Wall Street analysts are cutting earnings forecasts for U.S. companies as concerns mount that the Trump administration’s trade policies and federal spending cuts could hinder economic growth.
The S&P 500’s first-quarter earnings outlook has fallen by 4.5 percentage points since January 1, marking the sharpest downward revision since late 2023, according to a senior research analyst at LSEG.
Analysts now anticipate that S&P 500 companies will achieve earnings growth of 7.7% year-over-year, a decrease from 17.1% in the previous quarter and the lowest growth since mid-2023. The stock market has already reacted, with the S&P 500 officially entering a correction on March 13 after dropping more than 10% from its February 19 peak.
Among the biggest contributors to the reduced outlook are Apple, Tesla, and Ford Motor, along with insurance companies impacted by California wildfires. Apple recently reported strong earnings but faced sluggish iPhone sales and declining revenue from China due to increasing competition and slow adoption of AI features. The company is also losing over $1 billion annually on its Apple TV+ streaming service, according to The Information.

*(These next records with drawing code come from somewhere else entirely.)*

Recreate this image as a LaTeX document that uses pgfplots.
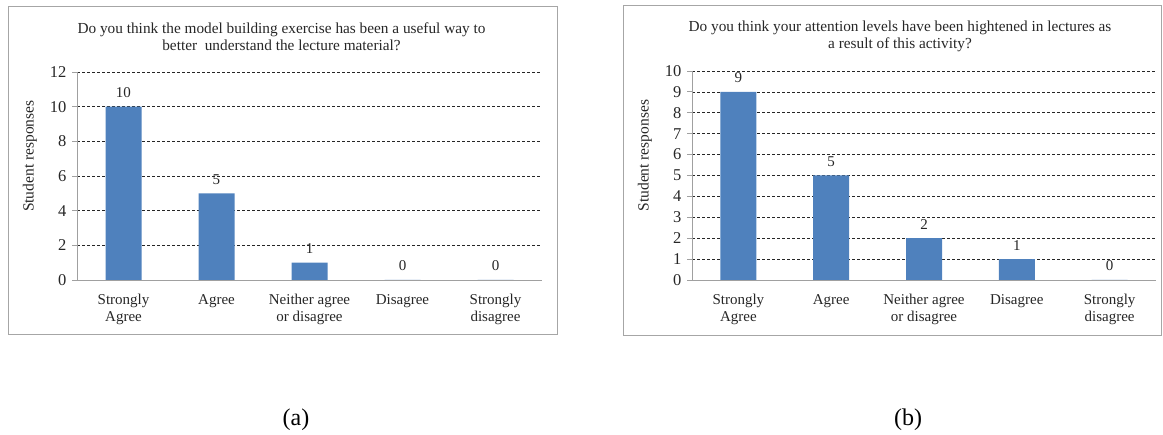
\documentclass[border=0pt]{standalone}
\usepackage{fontspec}
\setmainfont{Liberation Serif}
\usepackage{pgfplots}
\pgfplotsset{compat=1.18}

\definecolor{barblue}{HTML}{4F81BD}
\definecolor{framegray}{HTML}{A6A6A6}
\definecolor{axisgray}{HTML}{A0A0A0}
\definecolor{txt}{HTML}{262626}

\newcommand{\chartfont}{\fontsize{15}{17}\selectfont}

\pgfplotsset{
  surveybar/.style={
    scale only axis, anchor=south west,
    xmin=-0.5, xmax=4.5, ymin=0,
    axis x line*=bottom, axis y line*=left,
    axis line style={axisgray, line width=0.8pt, -},
    xtick={0,...,4},
    xticklabels={{Strongly\\Agree},{Agree},{Neither agree\\or disagree},{Disagree},{Strongly\\disagree}},
    x tick label style={font=\chartfont, align=center, text=txt, yshift=-6pt},
    x tick style={draw=none},
    y tick style={axisgray, line width=0.8pt},
    tick align=outside, major tick length=5pt,
    y tick label style={font=\fontsize{16.5}{18}\selectfont, text=txt, xshift=-2pt},
    /pgf/number format/assume math mode=true,
    ymajorgrids,
    major grid style={black!85, dash pattern=on 3pt off 2pt, line width=0.6pt},
    ylabel={Student responses},
    ylabel style={font=\fontsize{15.5}{17}\selectfont, text=txt, at={(axis description cs:0,0.595)}, anchor=center, yshift=47pt},
    ybar, bar width=36pt,
    nodes near coords,
    every node near coord/.append style={font=\chartfont, text=txt, yshift=5.5pt},
  }
}

\begin{document}
\begin{tikzpicture}
\path[use as bounding box] (0,0) rectangle (1163pt,435pt);

% panel frames
\draw[framegray, line width=0.9pt] (8pt,101pt) rectangle (557pt,429pt);
\draw[framegray, line width=0.9pt] (623pt,100pt) rectangle (1161.5pt,430pt);

% (a) model building exercise
\node[align=center, font=\fontsize{15.3}{17}\selectfont, text=txt] at (281.5pt,398.5pt)
  {Do you think the model building exercise has been a useful way to\\better\ \ understand the lecture material?};
\begin{axis}[surveybar, at={(77pt,155pt)}, width=465pt, height=208pt,
  ymax=12, ytick={0,2,...,12}]
\addplot[fill=barblue, draw=none] coordinates {(0,10) (1,5) (2,1) (3,0) (4,0)};
\end{axis}

% (b) attention levels
\node[align=center, font=\fontsize{15.3}{17}\selectfont, text=txt] at (900pt,398.5pt)
  {Do you think your attention levels have been hightened in lectures as\\a result of this activity?};
\begin{axis}[surveybar, at={(692pt,155pt)}, width=464pt, height=209pt,
  ymax=10, ytick={0,...,10}]
\addplot[fill=barblue, draw=none] coordinates {(0,9) (1,5) (2,2) (3,1) (4,0)};
\end{axis}

\node[font=\fontsize{24}{28}\selectfont] at (296pt,15pt) {(a)};
\node[font=\fontsize{24}{28}\selectfont] at (908pt,15pt) {(b)};
\end{tikzpicture}
\end{document}
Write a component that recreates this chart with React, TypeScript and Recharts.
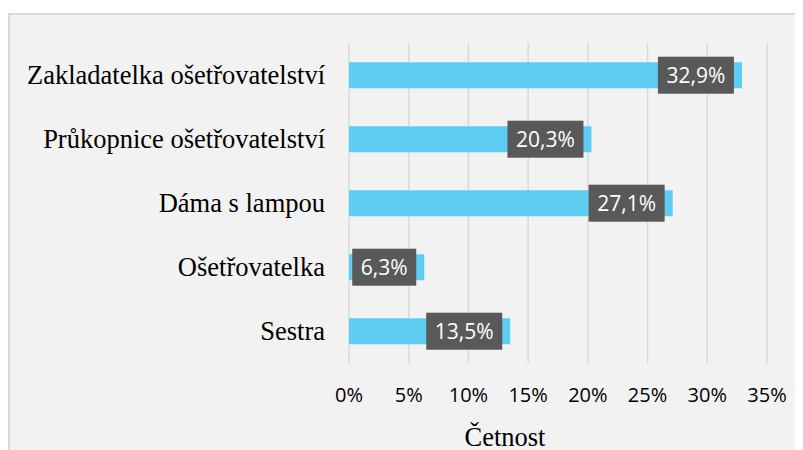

Tesla’s sales have weakened in Scandinavia and France, and CEO Elon Musk’s stance on federal spending cuts has sparked discussions around brand loyalty. The EV maker’s shares have fallen nearly 40% this year yet still trade at more than 80 times forward earnings. The company’s earnings per share estimate for the March quarter has dropped from 70 cents to 47 cents since January.
Meanwhile, Ford expects up to $5.5 billion in losses on its electric vehicle and software operations in 2025. Automakers remain focused after the White House announced a temporary exemption from Trump’s 25% tariffs on Canadian and Mexican imports.

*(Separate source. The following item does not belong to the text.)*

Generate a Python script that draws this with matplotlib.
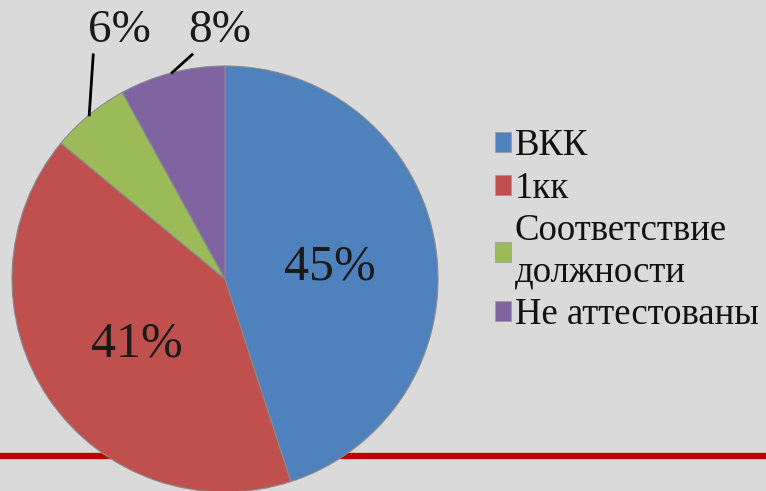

Beyond tech and automotive, insurers are preparing for heavy losses from January’s wildfires, with Travelers Companies reporting $1.7 billion in pre-tax catastrophe costs. Airlines have also faced challenges, as Delta Air Lines and others have cut earnings forecasts due to worries about consumer spending.
While first-quarter earnings reports are still weeks away, investors hope corporate results can serve as a catalyst for market recovery. The S&P 500 remains costly at 21 times forward earnings, well above its 10-year average of 18.